Again, a consequence of teaching it is to have sounds repeatedly play so that you can compare sounds and talk over them while they play. Chuck an attrui on if you wanna stop it easily.
That’s my woopsies and should be fixed.
I’d be curious to see how the patch fares with some one-shot drum samples
Given that visualization is the focus here, I would definitely make the LCD larger (double it in size for instance). Some of the colors don’t show up very well - especially the yellow. Might be nice to use a perceptually uniform colormap (which you could grab from somewhere like matplotlib).
Finally, I agree with Rod that this patch would greatly benefit from letting the user work with UMAP or letting them pick plain ol’ descriptors to plot. For instance, X=Loudness, Y=Zerocrossings. Or, more interesting: X=loudness, Y=1-D UMAP MFCCs. The reason being: you can learn a lot about which descriptors are interesting through visualization and browsing. However, I concede that this is more complicated from a UI point of view. Always a delicate balance.
First of all, thanks to the Flucoma team for these wonderful tools!

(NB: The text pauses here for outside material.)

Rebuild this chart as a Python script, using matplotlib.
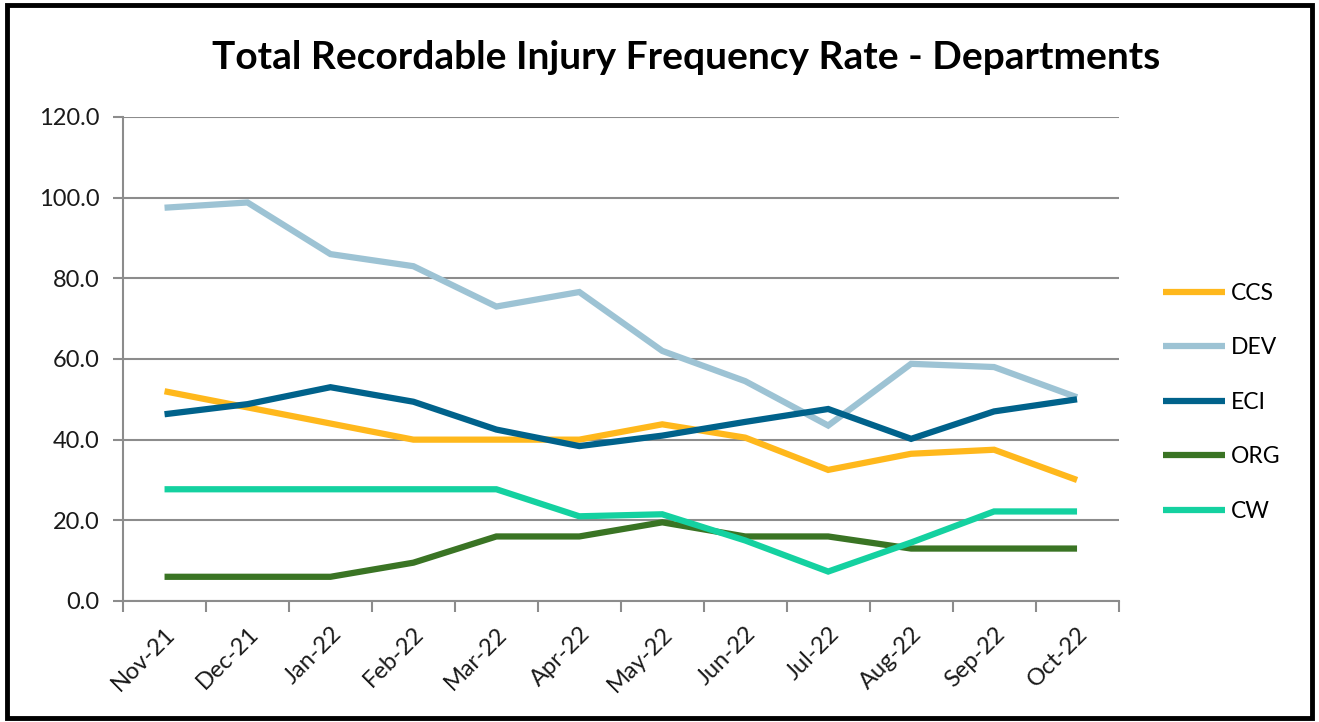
"""
Total Recordable Injury Frequency Rate by department, Nov-21 .. Oct-22.
"""

import matplotlib
matplotlib.use("Agg")
import matplotlib.pyplot as plt
from matplotlib.patches import Rectangle
import numpy as np

# ── Data ─────────────────────────────────────────────────────────────────────

MONTHS = ["Nov-21", "Dec-21", "Jan-22", "Feb-22", "Mar-22", "Apr-22",
          "May-22", "Jun-22", "Jul-22", "Aug-22", "Sep-22", "Oct-22"]

CCS = [52.0, 48.0, 44.0, 40.0, 40.0, 40.0, 43.8, 40.5, 32.5, 36.5, 37.5, 30.0]
DEV = [97.5, 98.8, 86.0, 83.0, 73.0, 76.6, 62.0, 54.5, 43.5, 58.8, 58.0, 50.5]
ECI = [46.3, 48.8, 53.0, 49.4, 42.5, 38.4, 41.0, 44.4, 47.6, 40.2, 47.0, 50.0]
ORG = [6.0, 6.0, 6.0, 9.5, 16.0, 16.0, 19.5, 16.0, 16.0, 13.0, 13.0, 13.0]
CW  = [27.7, 27.7, 27.7, 27.7, 27.7, 21.0, 21.5, 15.0, 7.3, 14.5, 22.2, 22.2]

SERIES = ["CCS", "DEV", "ECI", "ORG", "CW"]
COLORS = ["#FFB81C", "#9DC3D4", "#00628B", "#3A7424", "#14D1A0"]

Y_TICKS = [0, 20, 40, 60, 80, 100, 120]

# ── Style ────────────────────────────────────────────────────────────────────

plt.rcParams["font.family"] = ["Lato", "DejaVu Sans"]
GRID = "#8C8C8C"

# ── Plot ─────────────────────────────────────────────────────────────────────

fig = plt.figure(figsize=(13.19, 7.22), dpi=100)
ax = fig.add_axes([0.0933, 0.1676, 0.7547, 0.6704])

x = np.arange(len(MONTHS))
for name, vals, col in zip(SERIES, [CCS, DEV, ECI, ORG, CW], COLORS):
    ax.plot(x, vals, color=col, linewidth=4.5, label=name,
            solid_joinstyle="miter", solid_capstyle="butt")

ax.set_xlim(-0.5, len(MONTHS) - 0.5)
ax.set_ylim(0, 120)

ax.set_yticks(Y_TICKS)
ax.set_yticklabels([f"{v:.1f}" for v in Y_TICKS], fontsize=17, color="#1a1a1a")
ax.yaxis.grid(True, color=GRID, linewidth=1.5)
ax.set_axisbelow(True)

# labels at month centres, tick marks at bin edges
ax.set_xticks(x)
ax.set_xticklabels(MONTHS, rotation=45, ha="right", rotation_mode="anchor",
                   fontsize=17, color="#1a1a1a")
ax.set_xticks(np.arange(len(MONTHS) + 1) - 0.5, minor=True)
ax.tick_params(axis="x", which="major", length=0, pad=16)
ax.tick_params(axis="x", which="minor", length=8, width=1.5, color=GRID)
ax.tick_params(axis="y", length=7, width=1.5, color=GRID, pad=10)

for side in ["top", "right"]:
    ax.spines[side].set_visible(False)
for side in ["left", "bottom"]:
    ax.spines[side].set_color(GRID)
    ax.spines[side].set_linewidth(1.5)

fig.text(0.520, 0.921, "Total Recordable Injury Frequency Rate - Departments",
         ha="center", va="center", fontsize=28, fontweight="bold", color="black")

ax.legend(loc="upper left", bbox_to_anchor=(1163 / 1319, 1 - 283 / 722),
          bbox_transform=fig.transFigure, frameon=False, fontsize=16.5,
          handlelength=2.7, handletextpad=0.25, labelspacing=1.46, borderpad=0,
          borderaxespad=0)

# outer black frame
fig.patches.append(Rectangle((0.005, 0.005), 0.99, 0.988, transform=fig.transFigure,
                             fill=False, edgecolor="black", linewidth=3.5))

fig.savefig("out.png", dpi=100)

I am working on a piano timbre analysis patch in MAX and I am seeking some advice. I have been experimenting with the “visual corpus exploration” patch and followed the video tutorial series on “creating a 2D corpus explorer”. Starting from a corpus of piano recordings, I have created a 3D space representation of the timbre based on MFCC and UMAP dimensionality reduction.

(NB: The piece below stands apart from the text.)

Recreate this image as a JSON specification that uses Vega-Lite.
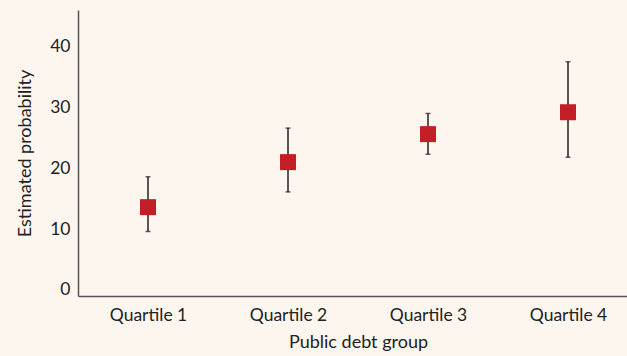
{
  "$schema": "https://vega.github.io/schema/vega-lite/v6.json",
  "autosize": {"type": "none"},
  "padding": {"left": 78, "top": 10, "right": 0, "bottom": 60},
  "width": 560,
  "height": 286,
  "background": "#fdf6ef",
  "config": {
    "view": {"stroke": null},
    "font": "Lato",
    "axis": {"grid": false, "ticks": false, "domainColor": "#555555", "domainWidth": 1.5, "labelColor": "#222222", "titleColor": "#222222", "labelFont": "Lato", "titleFont": "Lato", "labelFontSize": 17.5, "titleFontSize": 18, "titleFontWeight": "normal"}
  },
  "data": {"values": [
    {"group": "Quartile 1", "est": 13.6, "lo": 9.6, "hi": 18.6},
    {"group": "Quartile 2", "est": 21.0, "lo": 16.1, "hi": 26.6},
    {"group": "Quartile 3", "est": 25.6, "lo": 22.3, "hi": 29.0},
    {"group": "Quartile 4", "est": 29.2, "lo": 21.8, "hi": 37.5}
  ]},
  "encoding": {
    "x": {"field": "group", "type": "ordinal", "title": "Public debt group", "scale": {"type": "point", "padding": 0.5}, "axis": {"labelAngle": 0, "labelPadding": 10, "titlePadding": 10}}
  },
  "layer": [
    {
      "mark": {"type": "rule", "color": "#222222", "strokeWidth": 1.5},
      "encoding": {
        "y": {"field": "lo", "type": "quantitative", "title": "Estimated probability", "scale": {"domain": [-1, 46], "nice": false, "zero": false}, "axis": {"values": [0, 10, 20, 30, 40], "labelPadding": 8, "titlePadding": 15}},
        "y2": {"field": "hi"}
      }
    },
    {
      "mark": {"type": "tick", "color": "#222222", "size": 5, "thickness": 1.5},
      "encoding": {"y": {"field": "lo", "type": "quantitative"}}
    },
    {
      "mark": {"type": "tick", "color": "#222222", "size": 5, "thickness": 1.5},
      "encoding": {"y": {"field": "hi", "type": "quantitative"}}
    },
    {
      "mark": {"type": "square", "color": "#c11e26", "opacity": 1, "size": 256, "filled": true},
      "encoding": {"y": {"field": "est", "type": "quantitative"}}
    }
  ]
}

Now I would like to analyze an incoming live audio stream and perform the same kind of analysis (Novelty or onset segmentation, MFCC computation, Statistical analysis and UMAP mapping) so that I can map the current timbre of the live piano on the 3D space created by the mapping learned on the corpus.

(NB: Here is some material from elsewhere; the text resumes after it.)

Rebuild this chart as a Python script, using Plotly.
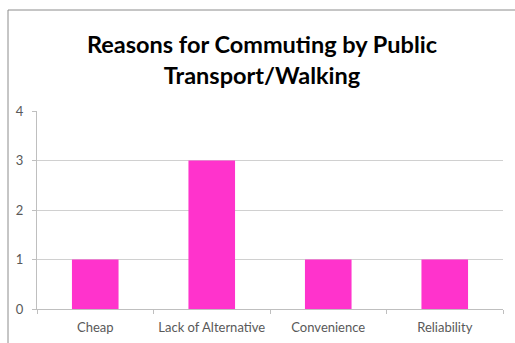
import plotly.graph_objects as go

# Survey responses: reasons for commuting by public transport / walking
reasons = ["Cheap", "Lack of Alternative", "Convenience", "Reliability"]
counts = [1, 3, 1, 1]
y_ticks = [0, 1, 2, 3, 4]

BAR_COLOR = "#FF33CC"
TEXT_COLOR = "#595959"
GRID_COLOR = "#D0D0D0"
FONT = "Lato, Open Sans, sans-serif"

fig = go.Figure(
    go.Bar(x=reasons, y=counts, marker=dict(color=BAR_COLOR, line=dict(width=0)), width=0.4)
)

fig.update_layout(
    width=515,
    height=343,
    margin=dict(l=37, r=12, t=111, b=34, autoexpand=False),
    paper_bgcolor="white",
    plot_bgcolor="white",
    showlegend=False,
    font=dict(family=FONT, color=TEXT_COLOR, size=13),
    title=dict(
        text="<b>Reasons for Commuting by Public<br>Transport/Walking</b>",
        x=262 / 515,
        xanchor="center",
        y=1 - 53 / 343,
        yanchor="middle",
        font=dict(family=FONT, size=23.5, color="black"),
    ),
    bargap=0.6,
)

fig.update_xaxes(
    type="category",
    automargin=False,
    showline=True,
    linecolor="#BFBFBF",
    linewidth=1,
    ticks="outside",
    tickson="boundaries",
    ticklen=4,
    tickcolor="#BFBFBF",
    showgrid=False,
    ticklabelstandoff=6,
    tickfont=dict(family=FONT, size=13, color=TEXT_COLOR),
)

fig.update_yaxes(
    range=[0, 4],
    tickvals=y_ticks,
    automargin=False,
    showline=True,
    linecolor="#BFBFBF",
    linewidth=1,
    ticks="outside",
    ticklen=4,
    tickcolor="#BFBFBF",
    showgrid=True,
    gridcolor=GRID_COLOR,
    gridwidth=1,
    zeroline=False,
    ticklabelstandoff=6,
    tickfont=dict(family=FONT, size=13, color=TEXT_COLOR),
)

# Chart frame around the whole chart area
fig.add_shape(
    type="rect",
    xref="paper",
    yref="paper",
    x0=(8 - 37) / 466,
    x1=1.05,
    y0=-0.3,
    y1=(309 - 10) / 198,
    line=dict(color="#8C8C8C", width=1),
    fillcolor="rgba(0,0,0,0)",
    layer="below",
)

fig.write_html("out.html")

Initially, I was planning to use the signal in/out tools instead of the buffer in/out ones. But I realized that the fluid.bufstats~ and the fluid.stats~ do not perform the same kind of analysis. So, I am wondering if the correct approach is to somehow record the live incoming audio into a buffer, generate the slices in real-time and then perform the analysis with the buffer tools. Is this the appropriate approach?
Anyway, I am not sure whether someone has already worked on this kind of approach (learning a mapping with the corpus explorer and using it for real-time audio). Any advice on how to tackle this will more than welcome. Thanks in advance!
What you are interested in is part of the large family of ‘audio query’ and there are various ways of doing it. It is very exciting and I do it all the time as I get very interesting results.
This is definitely one way to do it. I like to call it the Just-In-Time approach and there is an example on drums in the example folder of the package.
A simpler approach is to use the first 2 channels of fluid.bufstats (mean and standard deviation) as to match the fluid.stats output (which has both). We have some patches that do this too, and a tutorial coming online hopefully in the next month or two.
One important thing: MFCC are good for timbral diversity, but if you use them on a narrow timbral space (piano is quite consistent) then trying a higher number of coefficients (13 becomes 20 for instance) could help too.